The Atria Mystery Bus tour took off April 12th. Four authors traveled 2,350 miles in eight days to 12 cities, 12 bookstores and talked about our work to well over 300 readers. I think that what made the strongest impression on me is John Connolly's wonderful Irish brogue. I hear myself thinking in that cadence even as I write this. Or maybe it was finding out we couldn't flush toilet paper down the toilet.
No, seriously. It was much we all love books. The authors on the tour. The tour managers, Frank and Ryan, who had us sign personal copies to each of them and listened to every talk we gave. The amazing booksellers who hosted us. And the readers, the readers, the readers who came out to see us. Some coming from almost as far away as we did -- one gentleman drove over three and a half hours to meet Connolly and get his books signed. And the incredible collectors. One had the 1998 self-published version of Lip Service. Only 2500 were ever printed.
Tours conjure romantic images of exploring and investigating and discovering new sights, sounds, tastes, smells. But this wasn't that kind of tour.
We didn't get to see much of the towns or cities we visited. We didn't even really see what was outside our windows because the bus was wrapped with a skin of our book covers so the view was diffused and subdued.
What we did for eight days was drive to a bookstore, disembark, go inside, speak for 40 minutes or so, answer questions, sign books and then step back on the bus. Most days we ate lunch and dinner on the bus. Some stretches between stops were two hours. Some seven. Usually we stopped at two bookstores a day.
It felt like we were in a pneumatic tube as we got whooshed from NYC to Madison, CT, then whooshed to Framingham, MA, and then to Brattleboro, VT... you get the idea.
I knew my bus mates were fabulous writers but they also proved to be witty, smart, funny, kind and wonderful traveling companions. Writers are by nature loners so we were good at giving each other space on the bus. But when we felt like talking, the conversations were fabulous.
We're all so different. John is Irish, Liza is Swedish and Kent is a self-professed hayseed while I'm a born and bred New Yorker.
But what we share is a passion for writing, reading and for the purpose of the tour -- to spend time with readers and booksellers. They feed us. They sustain us. And they inspire us.
They make the wheels go round.
At one point the bus was heading south and west from Buffalo to Dayton. Weather reports told us that the south and west of Dayton were critical tornados that had already claimed five lives. To the west and north of Dayton were severe thunderstorms.
Both sets of conditions were alarming.
Kinda like the book business right now.
Kent said, "God willing, we'll thread the eye of this needle."
How long will the publishing storms rage? What damage will they do? What will the landscape look like once after dust from the DOJ suit and its resulting ramifications have settled down?
"Writers are always both a part of, and apart from, the society in which they live and work, so we're wed to being in the eye of storms," said my fellow traveler John Connolly. "But without writers there is no publishing industry. All we can say for sure is that in the aftermath of the collision of these two forces in publishing there will still be writers. Like rats and cockroaches, we endure."

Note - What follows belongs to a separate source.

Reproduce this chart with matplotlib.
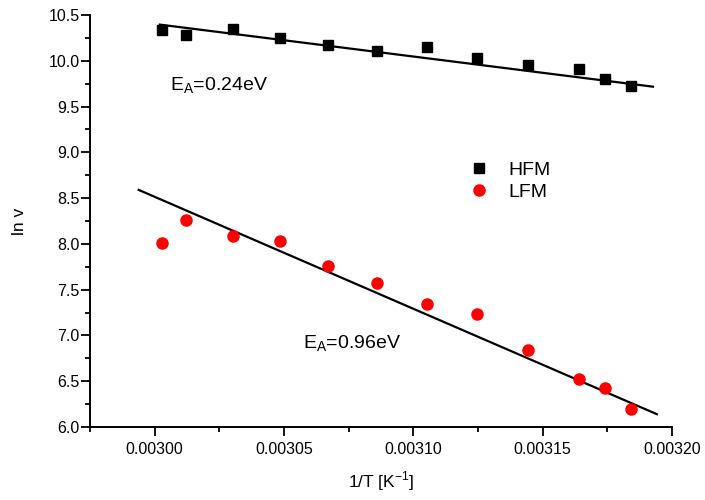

"In the middle of a storm you have to put your feet down and stay grounded. Storms pass -- they always do," said Liza.
And from the passions we encountered on our road trip, we're sure when these storms pass, writers and readers will still be standing. And the glue that binds them to each -- booksellers will still be standing too.
And that's the one view we really did get to see from the bus tour.